Look through the listing below for the line containing "What TikZ code". Copy it and each line after it up to and including the line containing "(\x,454) -- (\x,613);", exactly, leaving out pictures.

[Dataset records]
start

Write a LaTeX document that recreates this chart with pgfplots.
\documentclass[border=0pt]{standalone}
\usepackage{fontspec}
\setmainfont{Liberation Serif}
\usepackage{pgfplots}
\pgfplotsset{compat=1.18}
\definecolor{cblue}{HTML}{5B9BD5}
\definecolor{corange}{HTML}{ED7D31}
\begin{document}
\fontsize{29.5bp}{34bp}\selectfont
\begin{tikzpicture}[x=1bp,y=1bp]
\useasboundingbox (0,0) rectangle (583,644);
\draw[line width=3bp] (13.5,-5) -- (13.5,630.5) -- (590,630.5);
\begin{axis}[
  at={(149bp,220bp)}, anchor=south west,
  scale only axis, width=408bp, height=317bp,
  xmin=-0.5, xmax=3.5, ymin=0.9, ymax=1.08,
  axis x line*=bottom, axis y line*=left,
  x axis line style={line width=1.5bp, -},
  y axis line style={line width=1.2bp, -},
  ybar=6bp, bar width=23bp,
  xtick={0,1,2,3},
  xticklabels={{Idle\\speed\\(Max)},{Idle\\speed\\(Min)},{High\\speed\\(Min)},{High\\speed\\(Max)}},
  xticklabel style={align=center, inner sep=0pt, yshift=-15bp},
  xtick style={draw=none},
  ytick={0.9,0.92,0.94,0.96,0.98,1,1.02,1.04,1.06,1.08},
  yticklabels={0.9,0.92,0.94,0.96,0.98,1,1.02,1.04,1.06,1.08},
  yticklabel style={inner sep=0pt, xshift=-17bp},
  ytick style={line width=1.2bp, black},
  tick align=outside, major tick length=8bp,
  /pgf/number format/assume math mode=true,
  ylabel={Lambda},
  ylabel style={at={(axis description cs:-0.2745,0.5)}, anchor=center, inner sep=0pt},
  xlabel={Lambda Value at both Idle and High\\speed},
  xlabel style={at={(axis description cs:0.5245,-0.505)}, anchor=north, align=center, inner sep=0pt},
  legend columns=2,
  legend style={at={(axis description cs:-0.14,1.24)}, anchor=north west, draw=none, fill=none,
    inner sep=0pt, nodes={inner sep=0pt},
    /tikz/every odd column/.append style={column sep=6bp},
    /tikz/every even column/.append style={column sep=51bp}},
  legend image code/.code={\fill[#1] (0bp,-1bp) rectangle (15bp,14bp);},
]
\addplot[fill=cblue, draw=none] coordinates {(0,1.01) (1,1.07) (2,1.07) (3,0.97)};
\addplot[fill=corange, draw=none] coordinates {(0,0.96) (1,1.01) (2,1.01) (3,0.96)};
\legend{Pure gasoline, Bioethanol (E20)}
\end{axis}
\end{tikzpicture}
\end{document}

end
start

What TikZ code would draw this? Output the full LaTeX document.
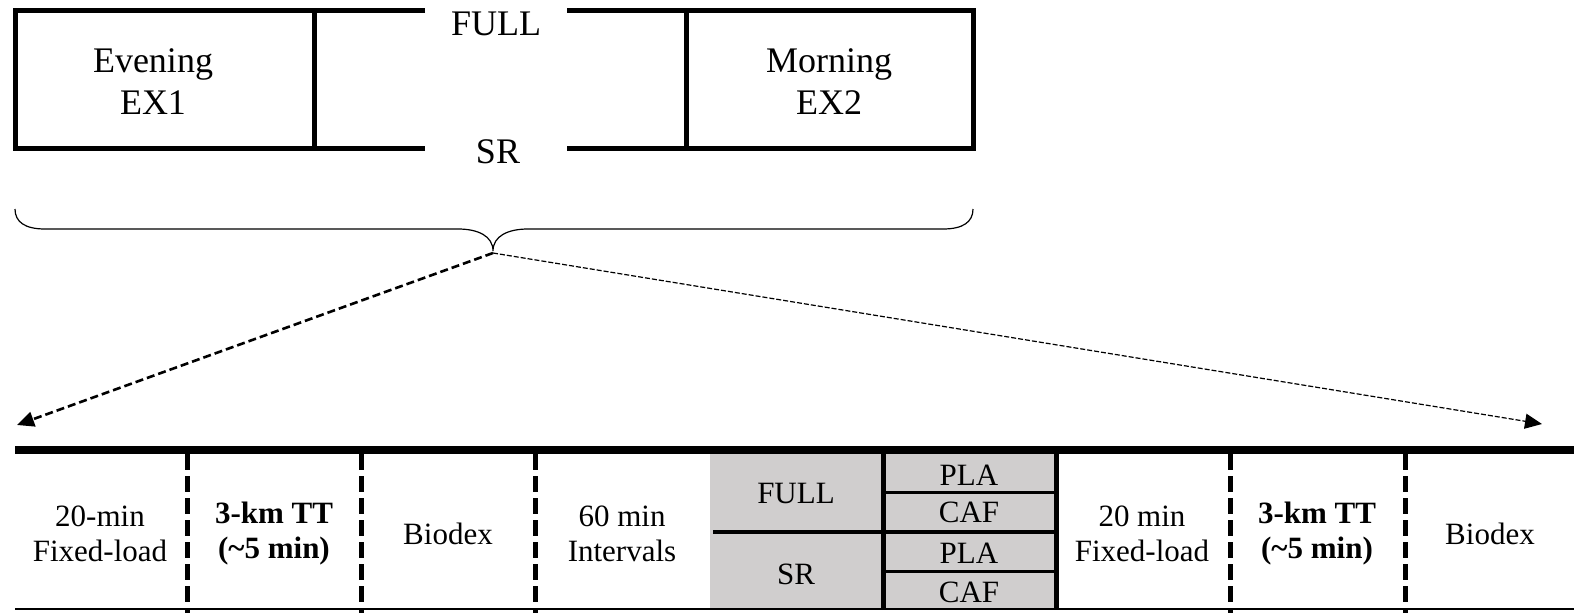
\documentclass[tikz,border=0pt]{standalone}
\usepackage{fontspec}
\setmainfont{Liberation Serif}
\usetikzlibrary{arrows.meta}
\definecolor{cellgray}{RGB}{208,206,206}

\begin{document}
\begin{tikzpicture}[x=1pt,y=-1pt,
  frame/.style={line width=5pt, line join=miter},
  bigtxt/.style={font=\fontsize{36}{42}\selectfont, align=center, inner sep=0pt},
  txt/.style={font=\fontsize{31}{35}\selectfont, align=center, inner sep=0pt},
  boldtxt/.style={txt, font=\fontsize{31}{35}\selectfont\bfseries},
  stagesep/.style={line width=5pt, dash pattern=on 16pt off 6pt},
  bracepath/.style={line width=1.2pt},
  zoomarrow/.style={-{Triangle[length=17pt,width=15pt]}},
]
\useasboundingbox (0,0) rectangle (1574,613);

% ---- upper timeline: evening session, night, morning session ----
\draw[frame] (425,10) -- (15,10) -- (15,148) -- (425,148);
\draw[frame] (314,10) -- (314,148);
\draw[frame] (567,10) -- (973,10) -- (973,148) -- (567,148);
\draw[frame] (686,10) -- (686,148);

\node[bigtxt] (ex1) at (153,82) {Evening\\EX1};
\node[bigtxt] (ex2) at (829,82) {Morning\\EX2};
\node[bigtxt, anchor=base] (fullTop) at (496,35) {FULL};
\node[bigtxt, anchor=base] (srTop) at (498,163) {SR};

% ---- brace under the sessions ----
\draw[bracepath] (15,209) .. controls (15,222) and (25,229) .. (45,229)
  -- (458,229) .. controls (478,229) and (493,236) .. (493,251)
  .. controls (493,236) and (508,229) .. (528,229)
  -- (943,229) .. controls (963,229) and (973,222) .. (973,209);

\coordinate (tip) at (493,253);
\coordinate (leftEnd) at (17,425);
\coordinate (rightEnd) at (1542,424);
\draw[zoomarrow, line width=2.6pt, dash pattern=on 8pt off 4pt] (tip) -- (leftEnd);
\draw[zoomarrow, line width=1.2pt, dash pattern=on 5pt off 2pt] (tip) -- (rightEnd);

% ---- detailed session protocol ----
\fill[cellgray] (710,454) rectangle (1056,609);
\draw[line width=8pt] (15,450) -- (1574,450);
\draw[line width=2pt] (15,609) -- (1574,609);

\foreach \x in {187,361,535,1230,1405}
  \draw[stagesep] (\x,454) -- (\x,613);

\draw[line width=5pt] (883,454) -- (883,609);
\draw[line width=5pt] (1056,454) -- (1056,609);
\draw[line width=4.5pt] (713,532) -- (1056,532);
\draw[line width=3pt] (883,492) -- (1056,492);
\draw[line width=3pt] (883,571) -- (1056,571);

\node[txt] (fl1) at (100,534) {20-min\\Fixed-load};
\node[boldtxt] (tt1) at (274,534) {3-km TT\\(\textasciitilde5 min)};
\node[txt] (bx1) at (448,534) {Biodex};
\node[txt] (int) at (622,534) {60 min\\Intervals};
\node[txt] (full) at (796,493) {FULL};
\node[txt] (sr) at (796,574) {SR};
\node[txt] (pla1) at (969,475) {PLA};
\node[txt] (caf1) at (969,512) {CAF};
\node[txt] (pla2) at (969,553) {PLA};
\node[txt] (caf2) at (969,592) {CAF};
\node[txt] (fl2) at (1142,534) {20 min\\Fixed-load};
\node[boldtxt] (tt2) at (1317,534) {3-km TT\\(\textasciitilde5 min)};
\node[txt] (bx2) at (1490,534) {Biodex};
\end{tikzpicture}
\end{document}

end

◆ Result for this exercise:
What TikZ code would draw this? Output the full LaTeX document.
\documentclass[tikz,border=0pt]{standalone}
\usepackage{fontspec}
\setmainfont{Liberation Serif}
\usetikzlibrary{arrows.meta}
\definecolor{cellgray}{RGB}{208,206,206}

\begin{document}
\begin{tikzpicture}[x=1pt,y=-1pt,
  frame/.style={line width=5pt, line join=miter},
  bigtxt/.style={font=\fontsize{36}{42}\selectfont, align=center, inner sep=0pt},
  txt/.style={font=\fontsize{31}{35}\selectfont, align=center, inner sep=0pt},
  boldtxt/.style={txt, font=\fontsize{31}{35}\selectfont\bfseries},
  stagesep/.style={line width=5pt, dash pattern=on 16pt off 6pt},
  bracepath/.style={line width=1.2pt},
  zoomarrow/.style={-{Triangle[length=17pt,width=15pt]}},
]
\useasboundingbox (0,0) rectangle (1574,613);

% ---- upper timeline: evening session, night, morning session ----
\draw[frame] (425,10) -- (15,10) -- (15,148) -- (425,148);
\draw[frame] (314,10) -- (314,148);
\draw[frame] (567,10) -- (973,10) -- (973,148) -- (567,148);
\draw[frame] (686,10) -- (686,148);

\node[bigtxt] (ex1) at (153,82) {Evening\\EX1};
\node[bigtxt] (ex2) at (829,82) {Morning\\EX2};
\node[bigtxt, anchor=base] (fullTop) at (496,35) {FULL};
\node[bigtxt, anchor=base] (srTop) at (498,163) {SR};

% ---- brace under the sessions ----
\draw[bracepath] (15,209) .. controls (15,222) and (25,229) .. (45,229)
  -- (458,229) .. controls (478,229) and (493,236) .. (493,251)
  .. controls (493,236) and (508,229) .. (528,229)
  -- (943,229) .. controls (963,229) and (973,222) .. (973,209);

\coordinate (tip) at (493,253);
\coordinate (leftEnd) at (17,425);
\coordinate (rightEnd) at (1542,424);
\draw[zoomarrow, line width=2.6pt, dash pattern=on 8pt off 4pt] (tip) -- (leftEnd);
\draw[zoomarrow, line width=1.2pt, dash pattern=on 5pt off 2pt] (tip) -- (rightEnd);

% ---- detailed session protocol ----
\fill[cellgray] (710,454) rectangle (1056,609);
\draw[line width=8pt] (15,450) -- (1574,450);
\draw[line width=2pt] (15,609) -- (1574,609);

\foreach \x in {187,361,535,1230,1405}
  \draw[stagesep] (\x,454) -- (\x,613);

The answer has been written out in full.